EAG assessment team to visit Minsk on 28-30 January

EAG assessment team to visit Minsk on 28-30 January
 
  • 25 January, 2019

    An assessment team of the Eurasian Group on Combating Money Laundering and Financing of Terrorism (EAG) is to visit Minsk on January 28-30, 2019. The visit is part of the 2018-2019 schedule of key activities of the mutual evaluation of Belarus. 

    The purpose of the visit is to hold preliminary discussions of compliance of the country's legal framework with the FATF Recommendations, recognized by the UN General Assembly as international AML/CFT standards. 

    During the visit, assessors are scheduled to meet with representatives of government agencies and organizations, including the State Control Committee's Financial Investigations and Financial Monitoring Departments, the General Prosecutor's Office, the Supreme Court, the Investigative Committee, the National Bank, the KGB, the Interior Ministry, the State Customs Committee, the State Border Committee, the Finance Ministry, the Justice Ministry, the Revenue Ministry, the Ministry of Anti-Monopoly Regulation and Trade, the Ministry of Communications and the State Property Committee.

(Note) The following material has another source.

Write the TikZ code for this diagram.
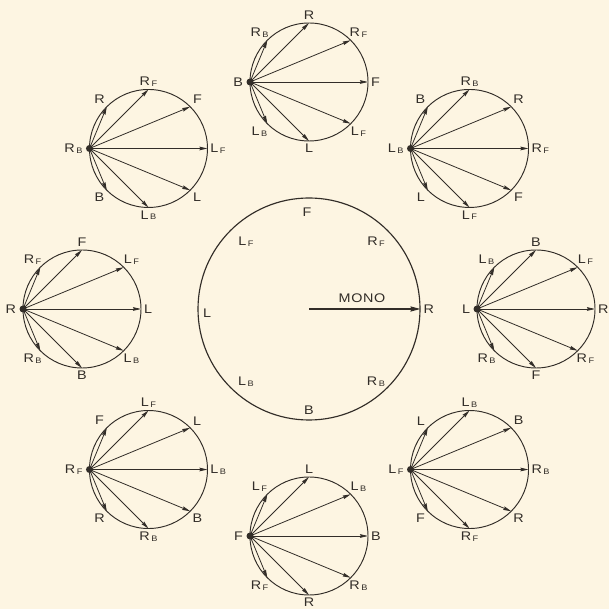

The technical mission constitutes one of the stages of preparations for meetings with assessors held as part of the on-site visit, scheduled for March 11-22, 2019. 

    The outcome report on the findings of the assessment of the Belarusian AML/CFT system is to be discussed at the EAG November 2019 Plenary meeting. The last assessment of Belarus was carried out in 2008. 

    Belarus is one of the founders and members of the Eurasian Group on Combating Money Laundering and Financing of Terrorism – one of the nine FATF-style regional bodies – whose other members include India, Kazakhstan, China, Kyrgyzstan, Russia, Tajikistan, Turkmenistan and Uzbekistan. Belarus is represented at the EAG by the State Control Committee's Financial Monitoring Department. 

    As a FATF-style regional body, the EAG's mission lies in promoting the widest possible dissemination of the FATF recommendations and monitoring compliance therewith by its member states, by conducting  mutual evaluations of AML/CFT systems. 

    The FATF, established in 1989 by the decision of the G7 Heads of State and Government, is an intergovernmental organization that sets standards and develops policies for combating money laundering and terrorist financing. The FATF recommendations are recognized by more than 180 countries around the world.